** Start DATA EXTRACT **

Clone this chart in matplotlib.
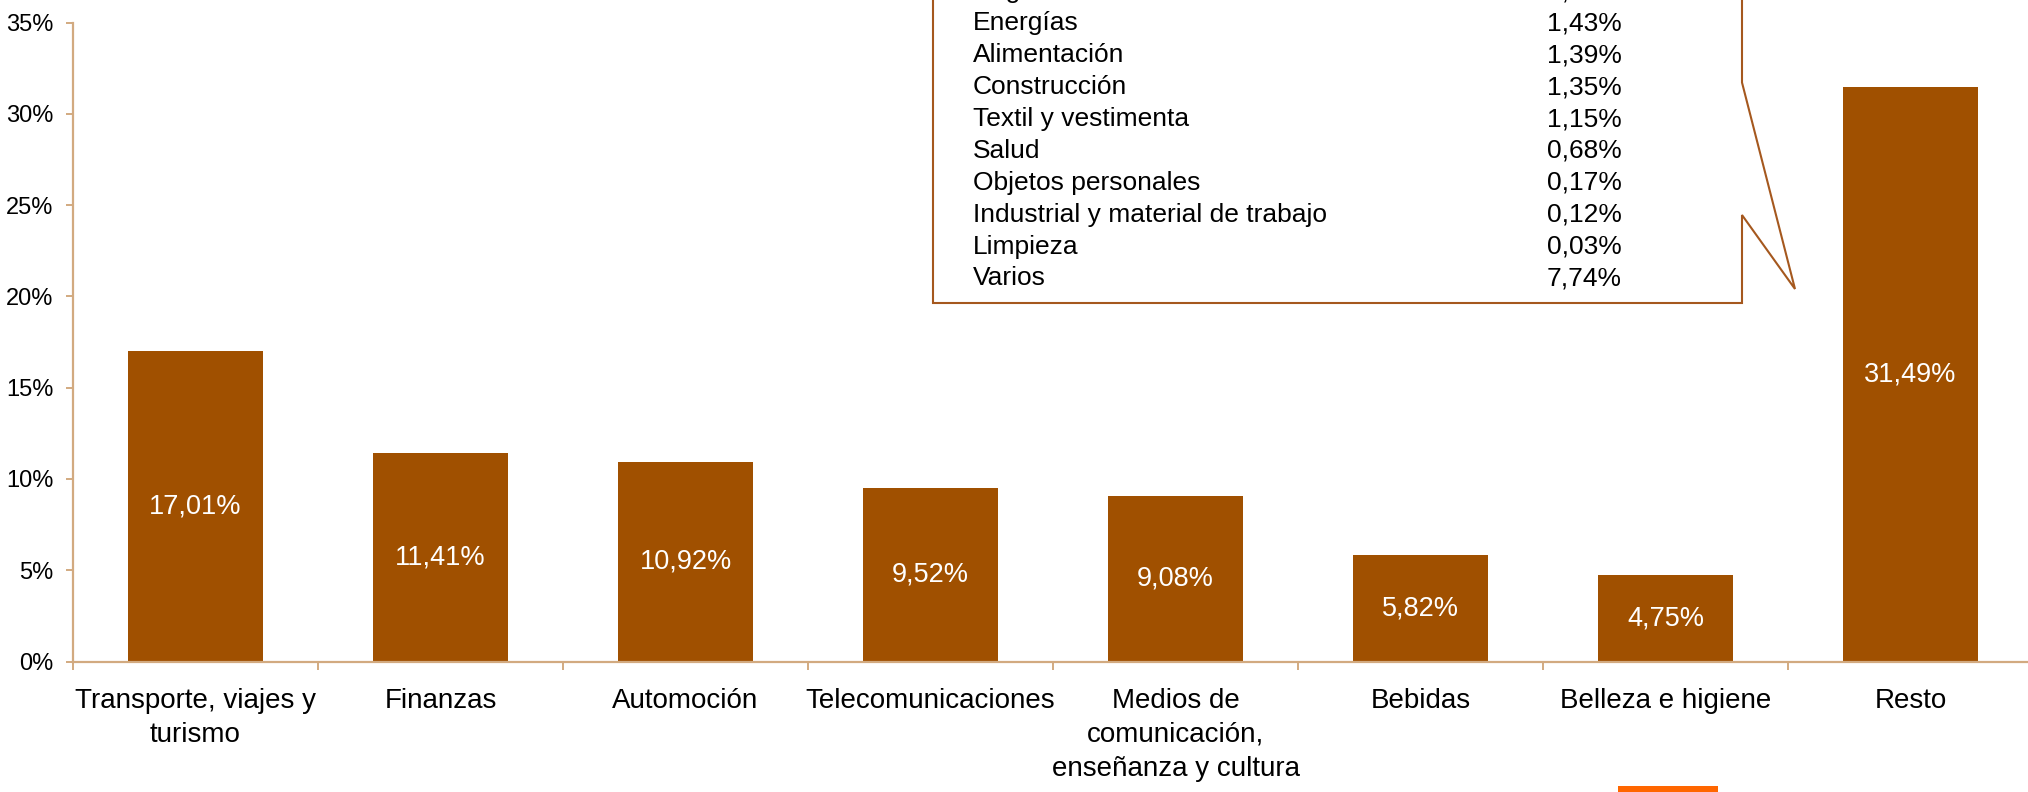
import matplotlib
matplotlib.use("Agg")
import matplotlib.pyplot as plt
from matplotlib.patches import Polygon, Rectangle

plt.rcParams['font.family'] = ['Liberation Sans', 'DejaVu Sans']

categories = ["Transporte, viajes y\nturismo", "Finanzas", "Automoción", "Telecomunicaciones",
              "Medios de\ncomunicación,\nenseñanza y cultura", "Bebidas", "Belleza e higiene", "Resto"]
values = [17.01, 11.41, 10.92, 9.52, 9.08, 5.82, 4.75, 31.49]
value_labels = ["17,01%", "11,41%", "10,92%", "9,52%", "9,08%", "5,82%", "4,75%", "31,49%"]

resto_names = ["Hogar", "Energías", "Alimentación", "Construcción", "Textil y vestimenta", "Salud",
               "Objetos personales", "Industrial y material de trabajo", "Limpieza", "Varios"]
resto_values = ["1,52%", "1,43%", "1,39%", "1,35%", "1,15%", "0,68%", "0,17%", "0,12%", "0,03%", "7,74%"]

yticks = [0, 5, 10, 15, 20, 25, 30, 35]

BAR = "#A05000"
AXC = "#D2AA80"
BOX = "#A5581E"

W, H = 2028, 792
fig = plt.figure(figsize=(W / 100, H / 100), dpi=100)

def fx(x):
    return x / W

def fy(y):
    return 1 - y / H

ax = fig.add_axes([fx(73), fy(661.5), 1960 / W, 639 / H])
xs = [i + 0.5 for i in range(len(values))]
bars = ax.bar(xs, values, width=0.55, color=BAR, zorder=2)
ax.bar_label(bars, labels=value_labels, label_type='center', color='white', fontsize=19.5)

ax.set_xlim(0, len(values))
ax.set_ylim(0, 35)
ax.set_yticks(yticks)
ax.set_yticklabels([f"{t}%" for t in yticks], fontsize=17)
ax.set_xticks(xs)
ax.set_xticklabels(categories, fontsize=20, linespacing=1.4, ha='center', multialignment='center')
ax.set_xticks(range(len(values) + 1), minor=True)
ax.tick_params(axis='x', which='major', length=0, pad=19)
ax.tick_params(axis='x', which='minor', length=6, width=1.4, color=AXC, direction='out')
ax.tick_params(axis='y', which='major', length=5, width=1.4, color=AXC, pad=9, direction='out')
for s in ['top', 'right']:
    ax.spines[s].set_visible(False)
for s in ['left', 'bottom']:
    ax.spines[s].set_color(AXC)
    ax.spines[s].set_linewidth(1.6)

# Callout box listing the "Resto" breakdown
pts_px = [(933, -10), (1742, -10), (1742, 82.5), (1795, 289), (1742, 215), (1742, 303), (933, 303)]
poly = Polygon([(fx(x), fy(y)) for x, y in pts_px], closed=True, transform=fig.transFigure,
               facecolor='white', edgecolor=BOX, linewidth=1.5, zorder=5)
fig.patches.append(poly)

base0 = -1.6
step = 31.9
for i, (n, v) in enumerate(zip(resto_names, resto_values)):
    yb = base0 + i * step
    fig.text(fx(973), fy(yb), n, fontsize=19, va='baseline', ha='left', zorder=6)
    fig.text(fx(1622), fy(yb), v, fontsize=19, va='baseline', ha='right', zorder=6)

# small orange mark at bottom
fig.patches.append(Rectangle((fx(1618), fy(792)), 100 / W, 6.5 / H, transform=fig.transFigure,
                             facecolor='#FF6600', edgecolor='none'))

fig.savefig("out.png", dpi=100)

** End DATA EXTRACT **

Give the data above again in full and unchanged, skipping the pictures.

Clone this chart in matplotlib.
import matplotlib
matplotlib.use("Agg")
import matplotlib.pyplot as plt
from matplotlib.patches import Polygon, Rectangle

plt.rcParams['font.family'] = ['Liberation Sans', 'DejaVu Sans']

categories = ["Transporte, viajes y\nturismo", "Finanzas", "Automoción", "Telecomunicaciones",
              "Medios de\ncomunicación,\nenseñanza y cultura", "Bebidas", "Belleza e higiene", "Resto"]
values = [17.01, 11.41, 10.92, 9.52, 9.08, 5.82, 4.75, 31.49]
value_labels = ["17,01%", "11,41%", "10,92%", "9,52%", "9,08%", "5,82%", "4,75%", "31,49%"]

resto_names = ["Hogar", "Energías", "Alimentación", "Construcción", "Textil y vestimenta", "Salud",
               "Objetos personales", "Industrial y material de trabajo", "Limpieza", "Varios"]
resto_values = ["1,52%", "1,43%", "1,39%", "1,35%", "1,15%", "0,68%", "0,17%", "0,12%", "0,03%", "7,74%"]

yticks = [0, 5, 10, 15, 20, 25, 30, 35]

BAR = "#A05000"
AXC = "#D2AA80"
BOX = "#A5581E"

W, H = 2028, 792
fig = plt.figure(figsize=(W / 100, H / 100), dpi=100)

def fx(x):
    return x / W

def fy(y):
    return 1 - y / H

ax = fig.add_axes([fx(73), fy(661.5), 1960 / W, 639 / H])
xs = [i + 0.5 for i in range(len(values))]
bars = ax.bar(xs, values, width=0.55, color=BAR, zorder=2)
ax.bar_label(bars, labels=value_labels, label_type='center', color='white', fontsize=19.5)

ax.set_xlim(0, len(values))
ax.set_ylim(0, 35)
ax.set_yticks(yticks)
ax.set_yticklabels([f"{t}%" for t in yticks], fontsize=17)
ax.set_xticks(xs)
ax.set_xticklabels(categories, fontsize=20, linespacing=1.4, ha='center', multialignment='center')
ax.set_xticks(range(len(values) + 1), minor=True)
ax.tick_params(axis='x', which='major', length=0, pad=19)
ax.tick_params(axis='x', which='minor', length=6, width=1.4, color=AXC, direction='out')
ax.tick_params(axis='y', which='major', length=5, width=1.4, color=AXC, pad=9, direction='out')
for s in ['top', 'right']:
    ax.spines[s].set_visible(False)
for s in ['left', 'bottom']:
    ax.spines[s].set_color(AXC)
    ax.spines[s].set_linewidth(1.6)

# Callout box listing the "Resto" breakdown
pts_px = [(933, -10), (1742, -10), (1742, 82.5), (1795, 289), (1742, 215), (1742, 303), (933, 303)]
poly = Polygon([(fx(x), fy(y)) for x, y in pts_px], closed=True, transform=fig.transFigure,
               facecolor='white', edgecolor=BOX, linewidth=1.5, zorder=5)
fig.patches.append(poly)

base0 = -1.6
step = 31.9
for i, (n, v) in enumerate(zip(resto_names, resto_values)):
    yb = base0 + i * step
    fig.text(fx(973), fy(yb), n, fontsize=19, va='baseline', ha='left', zorder=6)
    fig.text(fx(1622), fy(yb), v, fontsize=19, va='baseline', ha='right', zorder=6)

# small orange mark at bottom
fig.patches.append(Rectangle((fx(1618), fy(792)), 100 / W, 6.5 / H, transform=fig.transFigure,
                             facecolor='#FF6600', edgecolor='none'))

fig.savefig("out.png", dpi=100)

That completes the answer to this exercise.